Exercise -> Restate each line word for word. Leave out every picture.

Dataset excerpt ->
---

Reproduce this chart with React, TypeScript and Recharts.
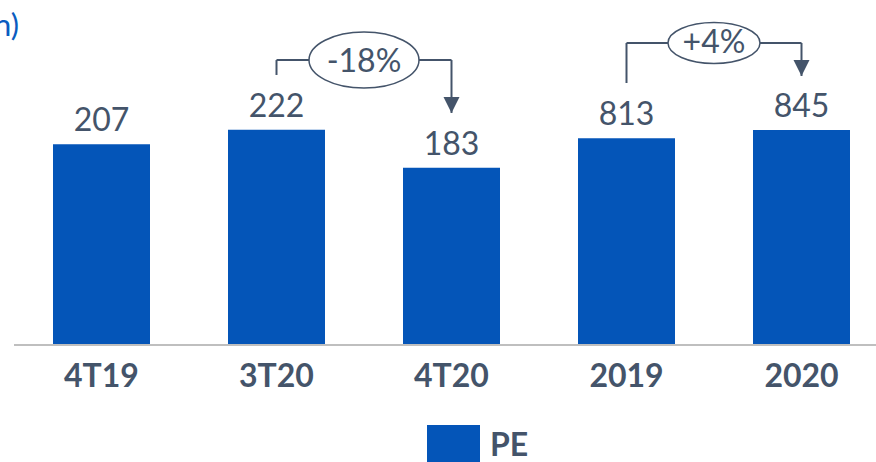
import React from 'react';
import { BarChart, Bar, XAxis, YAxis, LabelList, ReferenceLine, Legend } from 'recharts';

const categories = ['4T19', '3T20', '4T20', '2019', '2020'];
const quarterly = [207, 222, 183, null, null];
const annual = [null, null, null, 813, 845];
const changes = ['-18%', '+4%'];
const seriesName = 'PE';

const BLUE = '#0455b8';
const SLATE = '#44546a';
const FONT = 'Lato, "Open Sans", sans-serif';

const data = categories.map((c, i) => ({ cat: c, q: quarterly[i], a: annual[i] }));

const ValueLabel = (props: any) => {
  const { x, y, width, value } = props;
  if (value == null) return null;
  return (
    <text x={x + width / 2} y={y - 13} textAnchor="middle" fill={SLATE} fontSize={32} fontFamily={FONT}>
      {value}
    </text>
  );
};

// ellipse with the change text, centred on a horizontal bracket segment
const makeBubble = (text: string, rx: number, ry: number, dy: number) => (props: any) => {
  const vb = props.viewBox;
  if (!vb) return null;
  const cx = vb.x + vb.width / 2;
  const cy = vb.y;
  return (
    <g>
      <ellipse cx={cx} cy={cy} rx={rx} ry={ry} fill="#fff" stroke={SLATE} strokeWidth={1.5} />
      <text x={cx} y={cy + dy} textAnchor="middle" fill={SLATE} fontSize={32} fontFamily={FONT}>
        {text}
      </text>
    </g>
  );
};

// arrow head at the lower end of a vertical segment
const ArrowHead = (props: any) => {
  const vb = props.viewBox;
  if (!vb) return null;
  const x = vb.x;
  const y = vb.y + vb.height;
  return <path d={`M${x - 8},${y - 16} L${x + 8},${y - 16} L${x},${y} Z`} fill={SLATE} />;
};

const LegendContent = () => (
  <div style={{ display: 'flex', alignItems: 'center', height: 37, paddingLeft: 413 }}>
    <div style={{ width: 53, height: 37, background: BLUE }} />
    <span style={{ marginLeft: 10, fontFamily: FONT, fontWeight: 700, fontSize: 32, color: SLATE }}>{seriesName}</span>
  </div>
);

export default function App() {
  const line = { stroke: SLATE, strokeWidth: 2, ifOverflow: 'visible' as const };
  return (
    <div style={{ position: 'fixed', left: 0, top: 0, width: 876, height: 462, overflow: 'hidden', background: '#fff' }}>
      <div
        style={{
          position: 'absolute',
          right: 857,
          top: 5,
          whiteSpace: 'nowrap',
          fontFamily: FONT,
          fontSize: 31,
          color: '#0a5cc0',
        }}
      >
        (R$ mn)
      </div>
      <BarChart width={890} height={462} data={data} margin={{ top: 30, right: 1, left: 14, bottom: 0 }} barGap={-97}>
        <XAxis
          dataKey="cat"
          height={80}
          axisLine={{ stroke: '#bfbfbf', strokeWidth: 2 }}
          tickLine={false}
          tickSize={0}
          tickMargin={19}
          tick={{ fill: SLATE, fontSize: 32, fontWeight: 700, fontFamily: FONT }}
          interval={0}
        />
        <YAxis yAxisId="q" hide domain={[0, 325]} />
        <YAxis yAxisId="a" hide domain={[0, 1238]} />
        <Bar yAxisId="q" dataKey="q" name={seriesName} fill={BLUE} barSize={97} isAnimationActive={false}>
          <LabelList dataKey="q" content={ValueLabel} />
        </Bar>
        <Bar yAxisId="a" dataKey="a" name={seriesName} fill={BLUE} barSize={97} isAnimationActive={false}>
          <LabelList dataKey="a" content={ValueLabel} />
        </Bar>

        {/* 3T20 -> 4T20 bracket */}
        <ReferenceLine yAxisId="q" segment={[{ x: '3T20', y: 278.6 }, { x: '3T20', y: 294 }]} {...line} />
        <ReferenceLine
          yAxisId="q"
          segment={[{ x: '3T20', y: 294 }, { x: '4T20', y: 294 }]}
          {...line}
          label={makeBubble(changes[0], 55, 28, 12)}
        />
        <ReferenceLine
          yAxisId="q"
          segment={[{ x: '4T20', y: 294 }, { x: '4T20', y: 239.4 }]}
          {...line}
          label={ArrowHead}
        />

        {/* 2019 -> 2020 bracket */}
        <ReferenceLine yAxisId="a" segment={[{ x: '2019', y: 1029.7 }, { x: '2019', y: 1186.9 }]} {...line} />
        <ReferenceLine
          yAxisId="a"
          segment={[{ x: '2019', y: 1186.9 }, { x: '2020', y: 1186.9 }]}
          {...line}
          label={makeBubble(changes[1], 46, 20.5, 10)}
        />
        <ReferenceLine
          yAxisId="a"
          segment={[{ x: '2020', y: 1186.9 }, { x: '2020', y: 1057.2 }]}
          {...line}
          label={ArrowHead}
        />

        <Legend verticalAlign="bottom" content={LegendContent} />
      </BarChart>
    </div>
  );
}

---

Task solution ->
Reproduce this chart with React, TypeScript and Recharts.
import React from 'react';
import { BarChart, Bar, XAxis, YAxis, LabelList, ReferenceLine, Legend } from 'recharts';

const categories = ['4T19', '3T20', '4T20', '2019', '2020'];
const quarterly = [207, 222, 183, null, null];
const annual = [null, null, null, 813, 845];
const changes = ['-18%', '+4%'];
const seriesName = 'PE';

const BLUE = '#0455b8';
const SLATE = '#44546a';
const FONT = 'Lato, "Open Sans", sans-serif';

const data = categories.map((c, i) => ({ cat: c, q: quarterly[i], a: annual[i] }));

const ValueLabel = (props: any) => {
  const { x, y, width, value } = props;
  if (value == null) return null;
  return (
    <text x={x + width / 2} y={y - 13} textAnchor="middle" fill={SLATE} fontSize={32} fontFamily={FONT}>
      {value}
    </text>
  );
};

// ellipse with the change text, centred on a horizontal bracket segment
const makeBubble = (text: string, rx: number, ry: number, dy: number) => (props: any) => {
  const vb = props.viewBox;
  if (!vb) return null;
  const cx = vb.x + vb.width / 2;
  const cy = vb.y;
  return (
    <g>
      <ellipse cx={cx} cy={cy} rx={rx} ry={ry} fill="#fff" stroke={SLATE} strokeWidth={1.5} />
      <text x={cx} y={cy + dy} textAnchor="middle" fill={SLATE} fontSize={32} fontFamily={FONT}>
        {text}
      </text>
    </g>
  );
};

// arrow head at the lower end of a vertical segment
const ArrowHead = (props: any) => {
  const vb = props.viewBox;
  if (!vb) return null;
  const x = vb.x;
  const y = vb.y + vb.height;
  return <path d={`M${x - 8},${y - 16} L${x + 8},${y - 16} L${x},${y} Z`} fill={SLATE} />;
};

const LegendContent = () => (
  <div style={{ display: 'flex', alignItems: 'center', height: 37, paddingLeft: 413 }}>
    <div style={{ width: 53, height: 37, background: BLUE }} />
    <span style={{ marginLeft: 10, fontFamily: FONT, fontWeight: 700, fontSize: 32, color: SLATE }}>{seriesName}</span>
  </div>
);

export default function App() {
  const line = { stroke: SLATE, strokeWidth: 2, ifOverflow: 'visible' as const };
  return (
    <div style={{ position: 'fixed', left: 0, top: 0, width: 876, height: 462, overflow: 'hidden', background: '#fff' }}>
      <div
        style={{
          position: 'absolute',
          right: 857,
          top: 5,
          whiteSpace: 'nowrap',
          fontFamily: FONT,
          fontSize: 31,
          color: '#0a5cc0',
        }}
      >
        (R$ mn)
      </div>
      <BarChart width={890} height={462} data={data} margin={{ top: 30, right: 1, left: 14, bottom: 0 }} barGap={-97}>
        <XAxis
          dataKey="cat"
          height={80}
          axisLine={{ stroke: '#bfbfbf', strokeWidth: 2 }}
          tickLine={false}
          tickSize={0}
          tickMargin={19}
          tick={{ fill: SLATE, fontSize: 32, fontWeight: 700, fontFamily: FONT }}
          interval={0}
        />
        <YAxis yAxisId="q" hide domain={[0, 325]} />
        <YAxis yAxisId="a" hide domain={[0, 1238]} />
        <Bar yAxisId="q" dataKey="q" name={seriesName} fill={BLUE} barSize={97} isAnimationActive={false}>
          <LabelList dataKey="q" content={ValueLabel} />
        </Bar>
        <Bar yAxisId="a" dataKey="a" name={seriesName} fill={BLUE} barSize={97} isAnimationActive={false}>
          <LabelList dataKey="a" content={ValueLabel} />
        </Bar>

        {/* 3T20 -> 4T20 bracket */}
        <ReferenceLine yAxisId="q" segment={[{ x: '3T20', y: 278.6 }, { x: '3T20', y: 294 }]} {...line} />
        <ReferenceLine
          yAxisId="q"
          segment={[{ x: '3T20', y: 294 }, { x: '4T20', y: 294 }]}
          {...line}
          label={makeBubble(changes[0], 55, 28, 12)}
        />
        <ReferenceLine
          yAxisId="q"
          segment={[{ x: '4T20', y: 294 }, { x: '4T20', y: 239.4 }]}
          {...line}
          label={ArrowHead}
        />

        {/* 2019 -> 2020 bracket */}
        <ReferenceLine yAxisId="a" segment={[{ x: '2019', y: 1029.7 }, { x: '2019', y: 1186.9 }]} {...line} />
        <ReferenceLine
          yAxisId="a"
          segment={[{ x: '2019', y: 1186.9 }, { x: '2020', y: 1186.9 }]}
          {...line}
          label={makeBubble(changes[1], 46, 20.5, 10)}
        />
        <ReferenceLine
          yAxisId="a"
          segment={[{ x: '2020', y: 1186.9 }, { x: '2020', y: 1057.2 }]}
          {...line}
          label={ArrowHead}
        />

        <Legend verticalAlign="bottom" content={LegendContent} />
      </BarChart>
    </div>
  );
}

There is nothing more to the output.